— Exercise —
Output the material word for word. Leave each picture out.

>>

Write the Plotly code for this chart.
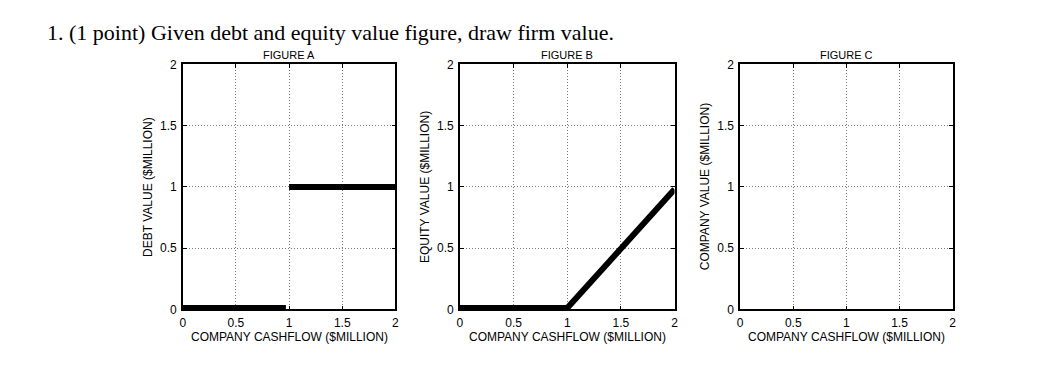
import plotly.graph_objects as go

# Data
debt_x = [[0, 0.97], [1.0, 2.0]]
debt_y = [[0.012, 0.012], [1.0, 1.0]]
equity_x = [0, 1.0, 2.0]
equity_y = [0.012, 0.012, 0.98]
tick_vals = [0, 0.5, 1, 1.5, 2]
tick_text = ["0", "0.5", "1", "1.5", "2"]
panel_titles = ["FIGURE A", "FIGURE B", "FIGURE C"]
y_titles = ["DEBT VALUE ($MILLION)", "EQUITY VALUE ($MILLION)", "COMPANY VALUE ($MILLION)"]
x_title = "COMPANY CASHFLOW ($MILLION)"
main_title = "1. (1 point) Given debt and equity value figure, draw firm value."

W, H = 1060, 382
x_px = [(181, 395), (460, 676), (742, 956)]
y_px = (59.5, 314)

fig = go.Figure()
line_style = dict(color="black", width=6)
for xs, ys in zip(debt_x, debt_y):
    fig.add_trace(go.Scatter(x=xs, y=ys, mode="lines", line=line_style,
                             xaxis="x", yaxis="y", showlegend=False, hoverinfo="skip"))
fig.add_trace(go.Scatter(x=equity_x, y=equity_y, mode="lines", line=line_style,
                         xaxis="x2", yaxis="y2", showlegend=False, hoverinfo="skip"))
fig.add_trace(go.Scatter(x=[None], y=[None], mode="lines", xaxis="x3", yaxis="y3",
                         showlegend=False, hoverinfo="skip"))

font_ax = dict(family="Liberation Sans, Arial", size=12, color="black")
font_pt = dict(family="Liberation Sans, Arial", size=11, color="black")
ydom = [1 - y_px[1] / H, 1 - y_px[0] / H]
layout = dict(width=W, height=H, margin=dict(l=0, r=0, t=0, b=0),
              plot_bgcolor="white", paper_bgcolor="white", showlegend=False)
annotations = []
for i in range(3):
    sfx = "" if i == 0 else str(i + 1)
    xd = [x_px[i][0] / W, x_px[i][1] / W]
    axcommon = dict(range=[0, 2], tickvals=tick_vals, ticktext=tick_text,
                    showgrid=True, gridcolor="#7a7a7a", griddash="1px,2px", gridwidth=1,
                    showline=True, linecolor="black", linewidth=1.5, mirror="ticks",
                    ticks="inside", ticklen=4, tickcolor="black", tickfont=font_ax,
                    zeroline=False, fixedrange=True)
    layout["xaxis" + sfx] = dict(domain=xd, anchor="y" + sfx, ticklabelstandoff=1, **axcommon)
    layout["yaxis" + sfx] = dict(domain=ydom, anchor="x" + sfx, ticklabelstandoff=2, **axcommon)
    cx = (xd[0] + xd[1]) / 2
    annotations.append(dict(text=panel_titles[i], x=cx, y=1 - 50 / H, xref="paper", yref="paper",
                            showarrow=False, font=font_pt, xanchor="center", yanchor="middle"))
    annotations.append(dict(text=x_title, x=cx, y=1 - 343 / H, xref="paper", yref="paper",
                            showarrow=False, font=font_ax, xanchor="center", yanchor="middle"))
    annotations.append(dict(text=y_titles[i], x=(x_px[i][0] - 35) / W, y=(ydom[0] + ydom[1]) / 2,
                            xref="paper", yref="paper", showarrow=False, font=font_ax,
                            textangle=-90, xanchor="center", yanchor="middle"))
annotations.append(dict(text=main_title, x=42 / W, y=1 - 26 / H, xref="paper", yref="paper",
                        showarrow=False, xanchor="left", yanchor="middle",
                        font=dict(family="Liberation Serif, Times New Roman", size=22, color="black")))
layout["annotations"] = annotations
fig.update_layout(**layout)
fig.write_html("out.html", config={"displayModeBar": False},
               post_script="document.body.style.margin='0';")
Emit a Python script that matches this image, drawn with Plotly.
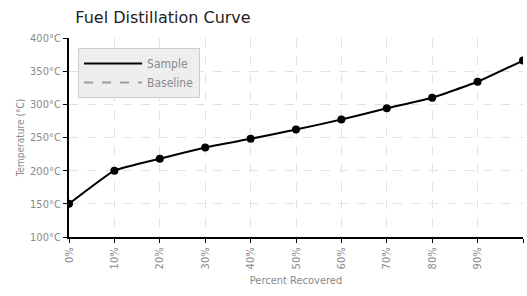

<<

— Response for this exercise —
Write the Plotly code for this chart.
import plotly.graph_objects as go

# Data
debt_x = [[0, 0.97], [1.0, 2.0]]
debt_y = [[0.012, 0.012], [1.0, 1.0]]
equity_x = [0, 1.0, 2.0]
equity_y = [0.012, 0.012, 0.98]
tick_vals = [0, 0.5, 1, 1.5, 2]
tick_text = ["0", "0.5", "1", "1.5", "2"]
panel_titles = ["FIGURE A", "FIGURE B", "FIGURE C"]
y_titles = ["DEBT VALUE ($MILLION)", "EQUITY VALUE ($MILLION)", "COMPANY VALUE ($MILLION)"]
x_title = "COMPANY CASHFLOW ($MILLION)"
main_title = "1. (1 point) Given debt and equity value figure, draw firm value."

W, H = 1060, 382
x_px = [(181, 395), (460, 676), (742, 956)]
y_px = (59.5, 314)

fig = go.Figure()
line_style = dict(color="black", width=6)
for xs, ys in zip(debt_x, debt_y):
    fig.add_trace(go.Scatter(x=xs, y=ys, mode="lines", line=line_style,
                             xaxis="x", yaxis="y", showlegend=False, hoverinfo="skip"))
fig.add_trace(go.Scatter(x=equity_x, y=equity_y, mode="lines", line=line_style,
                         xaxis="x2", yaxis="y2", showlegend=False, hoverinfo="skip"))
fig.add_trace(go.Scatter(x=[None], y=[None], mode="lines", xaxis="x3", yaxis="y3",
                         showlegend=False, hoverinfo="skip"))

font_ax = dict(family="Liberation Sans, Arial", size=12, color="black")
font_pt = dict(family="Liberation Sans, Arial", size=11, color="black")
ydom = [1 - y_px[1] / H, 1 - y_px[0] / H]
layout = dict(width=W, height=H, margin=dict(l=0, r=0, t=0, b=0),
              plot_bgcolor="white", paper_bgcolor="white", showlegend=False)
annotations = []
for i in range(3):
    sfx = "" if i == 0 else str(i + 1)
    xd = [x_px[i][0] / W, x_px[i][1] / W]
    axcommon = dict(range=[0, 2], tickvals=tick_vals, ticktext=tick_text,
                    showgrid=True, gridcolor="#7a7a7a", griddash="1px,2px", gridwidth=1,
                    showline=True, linecolor="black", linewidth=1.5, mirror="ticks",
                    ticks="inside", ticklen=4, tickcolor="black", tickfont=font_ax,
                    zeroline=False, fixedrange=True)
    layout["xaxis" + sfx] = dict(domain=xd, anchor="y" + sfx, ticklabelstandoff=1, **axcommon)
    layout["yaxis" + sfx] = dict(domain=ydom, anchor="x" + sfx, ticklabelstandoff=2, **axcommon)
    cx = (xd[0] + xd[1]) / 2
    annotations.append(dict(text=panel_titles[i], x=cx, y=1 - 50 / H, xref="paper", yref="paper",
                            showarrow=False, font=font_pt, xanchor="center", yanchor="middle"))
    annotations.append(dict(text=x_title, x=cx, y=1 - 343 / H, xref="paper", yref="paper",
                            showarrow=False, font=font_ax, xanchor="center", yanchor="middle"))
    annotations.append(dict(text=y_titles[i], x=(x_px[i][0] - 35) / W, y=(ydom[0] + ydom[1]) / 2,
                            xref="paper", yref="paper", showarrow=False, font=font_ax,
                            textangle=-90, xanchor="center", yanchor="middle"))
annotations.append(dict(text=main_title, x=42 / W, y=1 - 26 / H, xref="paper", yref="paper",
                        showarrow=False, xanchor="left", yanchor="middle",
                        font=dict(family="Liberation Serif, Times New Roman", size=22, color="black")))
layout["annotations"] = annotations
fig.update_layout(**layout)
fig.write_html("out.html", config={"displayModeBar": False},
               post_script="document.body.style.margin='0';")
Emit a Python script that matches this image, drawn with Plotly.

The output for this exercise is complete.